|Assorted Winter Squash, Sweet Potato, and Rutabaga|
I was inspired to venture down to the Farmer's Market to find out what kind of squash they had to offer and found a pale pie pumpkin, butternut squash, and an acorn squash. In addition, I also bought a rutabaga and some Granny Smith apples.
The pumpkins and the squash are nice to look at but how the heck do you halve them and/or peel them? May I recommend an ax?
The butternut squash was the easiest to cut and peel. I halved the rest sideways, scooped out the seeds, and placed them on a cookie sheet and baked them in a 375 degree F oven for 40 minutes.
To make the soup based on a recipe from The Little Inn in Washington, I used the following: along with the squash, I also used carrots, sweet potatoes, yellow onions, and half a diced rutabaga. I peeled and cut and diced them and put them all in my stock pot.

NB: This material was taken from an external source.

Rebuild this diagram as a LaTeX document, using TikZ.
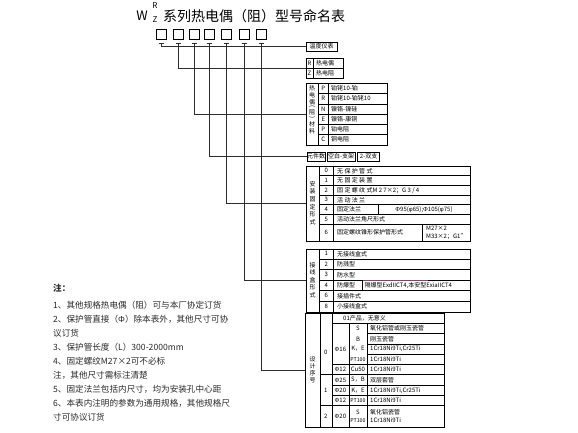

I added 3-4 cups of homemade chicken broth and to sweeten the mix I added 1/4 cup of pancake syrup, I let the mix come to a boil, turn the heat down, and let it simmer for 30 minutes.

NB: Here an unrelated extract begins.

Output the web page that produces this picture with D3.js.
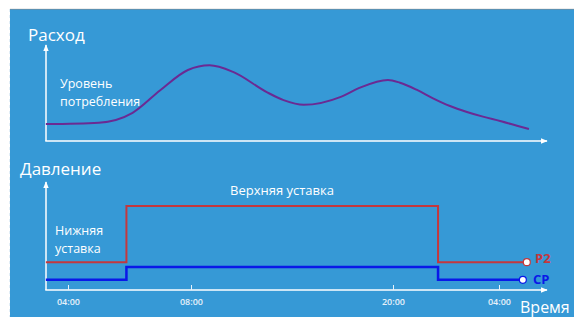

When the vegetables were soft, I pureed them in a blender. Some people like their soups pureed finely and even put through a sieve while others don't mind being able to recognize some of the vegetables.
After pureeing, I returned the soup to the pot to heat up again and added a chunk of margarine and a grated half of a Granny Smith apple. (Add more broth, if desired.) Finally, I added half a cup of heavy cream.
The beauty with this soup is that you may cook it any way you want and use as much or as little of the squash and the broth. It is so naturally sweet and no spices are necessary.
This makes for a smooth and sweet soup served in demitasse cups as done at The Little Inn of Washington. I couldn't find my cups so I used mugs.